## SHORT PROBLEM:
Collect each line holding the string "this".

## Start TASK INPUT

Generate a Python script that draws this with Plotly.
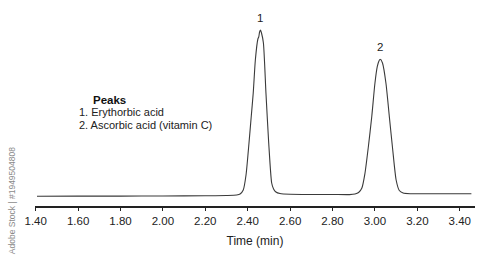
import plotly.graph_objects as go

# Chromatogram trace (time in min, detector signal in a.u.)
time_min = [
    1.406, 1.60, 1.80, 2.00, 2.20, 2.30, 2.348, 2.364, 2.379, 2.392, 2.406, 2.416, 2.426,
    2.436, 2.448, 2.452, 2.456, 2.460, 2.465, 2.474, 2.486, 2.499, 2.513, 2.522, 2.533,
    2.552, 2.600, 2.700, 2.800, 2.880, 2.906, 2.923, 2.938, 2.953, 2.969, 2.985, 3.000,
    3.011, 3.019, 3.025, 3.036, 3.052, 3.068, 3.084, 3.100, 3.115, 3.133, 3.166, 3.300,
    3.455,
]
signal = [
    0.3, 0.4, 0.4, 0.5, 0.7, 1.0, 1.5, 2.5, 6.5, 21.5, 53.5, 78.5, 103.5,
    136.5, 157.5, 159.5, 164.5, 166.5, 163.5, 153.5, 103.5, 53.5, 13.5, 7.5, 4.5,
    3.0, 2.2, 2.0, 2.0, 1.9, 2.5, 4.0, 8.2, 23.2, 49.8, 79.8, 113.2,
    129.8, 135.5, 137.2, 133.2, 113.2, 79.8, 46.5, 16.5, 6.0, 3.5, 2.8, 2.8,
    2.8,
]

peak_labels = ["1", "2"]
peak_times = [2.460, 3.025]
peak_heights = [166.5, 137.2]

legend_title = "Peaks"
legend_lines = ["1. Erythorbic acid", "2. Ascorbic acid (vitamin C)"]

tick_vals = [1.40, 1.60, 1.80, 2.00, 2.20, 2.40, 2.60, 2.80, 3.00, 3.20, 3.40]
tick_text = ["%.2f" % v for v in tick_vals]

watermark = "Adobe Stock | #1949504808"

FONT = "Liberation Sans, Arial, sans-serif"

fig = go.Figure()
fig.add_trace(go.Scatter(
    x=time_min, y=signal, mode="lines",
    line=dict(color="#3a3a3a", width=1.1, shape="spline", smoothing=0.6),
    hoverinfo="skip", showlegend=False,
))

# Peak number labels
for lab, t, h in zip(peak_labels, peak_times, peak_heights):
    fig.add_annotation(x=t, y=h, xref="x", yref="y", text=lab, showarrow=False,
                       yanchor="bottom", yshift=4,
                       font=dict(family=FONT, size=11.5, color="#222"))

# Peak legend block
fig.add_annotation(x=0.130, y=0.516, xref="paper", yref="paper", text="<b>" + legend_title + "</b>",
                   showarrow=False, xanchor="left", yanchor="middle", borderpad=0,
                   font=dict(family=FONT, size=11.5, color="#111"))
for i, line in enumerate(legend_lines):
    fig.add_annotation(x=0.098, y=0.455 - 0.062 * i, xref="paper", yref="paper", text=line,
                       showarrow=False, xanchor="left", yanchor="middle", borderpad=0,
                       font=dict(family=FONT, size=11, color="#222"))

# Stock watermark text at left edge
fig.add_annotation(x=-0.052, y=0.024, xref="paper", yref="paper", text=watermark,
                   showarrow=False, textangle=-90, xanchor="center", yanchor="middle",
                   font=dict(family=FONT, size=8.5, color="#8a8a8a"))

fig.update_layout(
    width=500, height=262,
    margin=dict(l=35, r=25, t=0, b=56, pad=0),
    paper_bgcolor="white", plot_bgcolor="white",
    font=dict(family=FONT, size=11, color="#222"),
    xaxis=dict(
        range=[1.3967, 3.472], tickvals=tick_vals, ticktext=tick_text,
        showline=True, linecolor="#222", linewidth=1.5,
        ticks="outside", ticklen=3, tickwidth=1, tickcolor="#222",
        showgrid=False, zeroline=False,
        tickfont=dict(family=FONT, size=11.5, color="#222"),
        title=dict(text="Time (min)", font=dict(family=FONT, size=12, color="#222"), standoff=11),
    ),
    yaxis=dict(range=[-9.5, 196.5], visible=False, showgrid=False, zeroline=False),
)

fig.write_html("out.html")
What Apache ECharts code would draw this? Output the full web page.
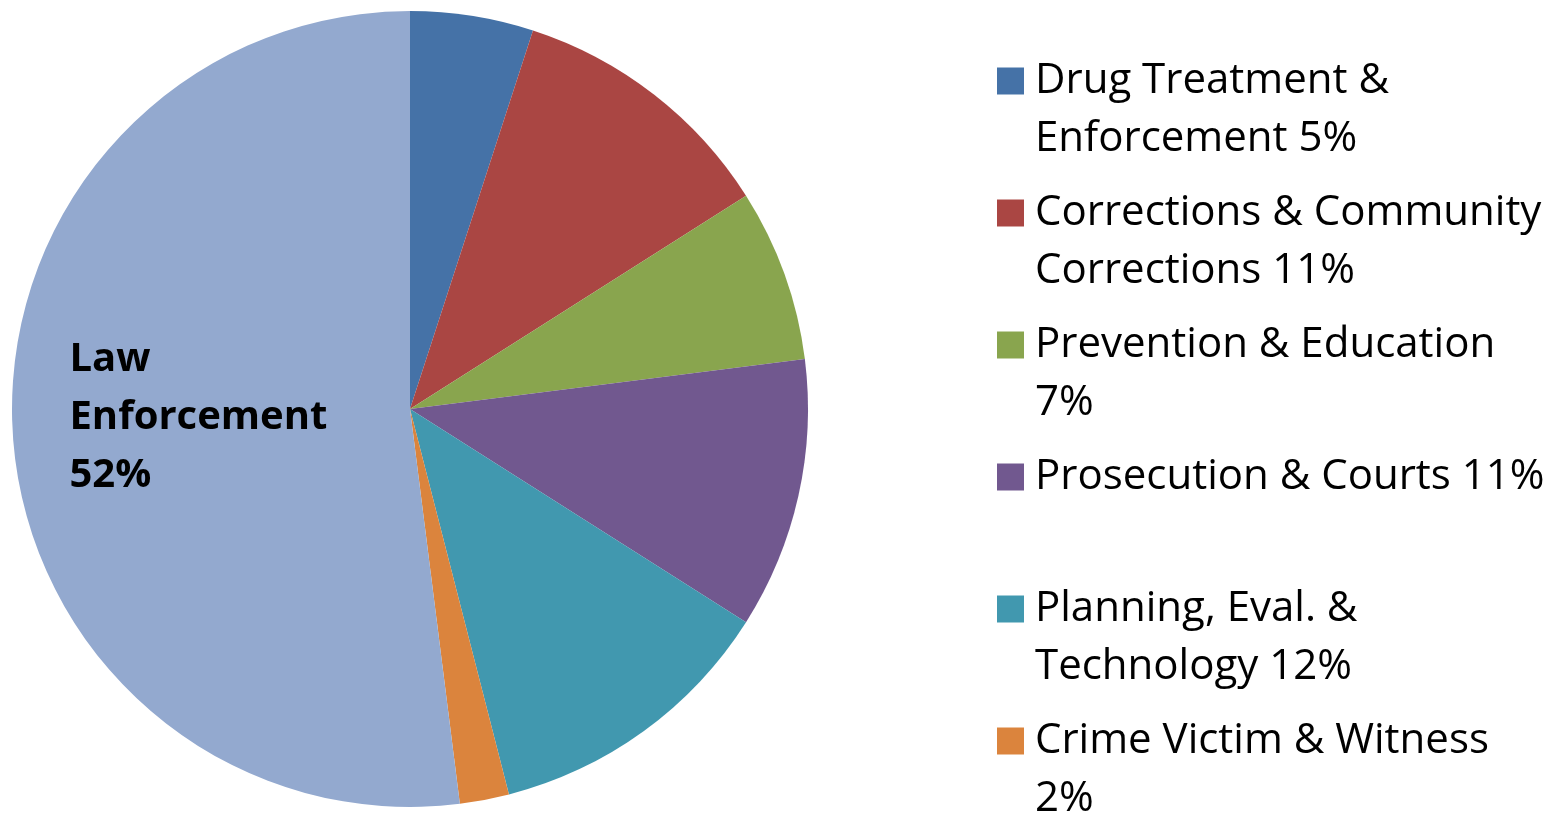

## End TASK INPUT

## TASK OUTPUT:
Generate a Python script that draws this with Plotly.
What Apache ECharts code would draw this? Output the full web page.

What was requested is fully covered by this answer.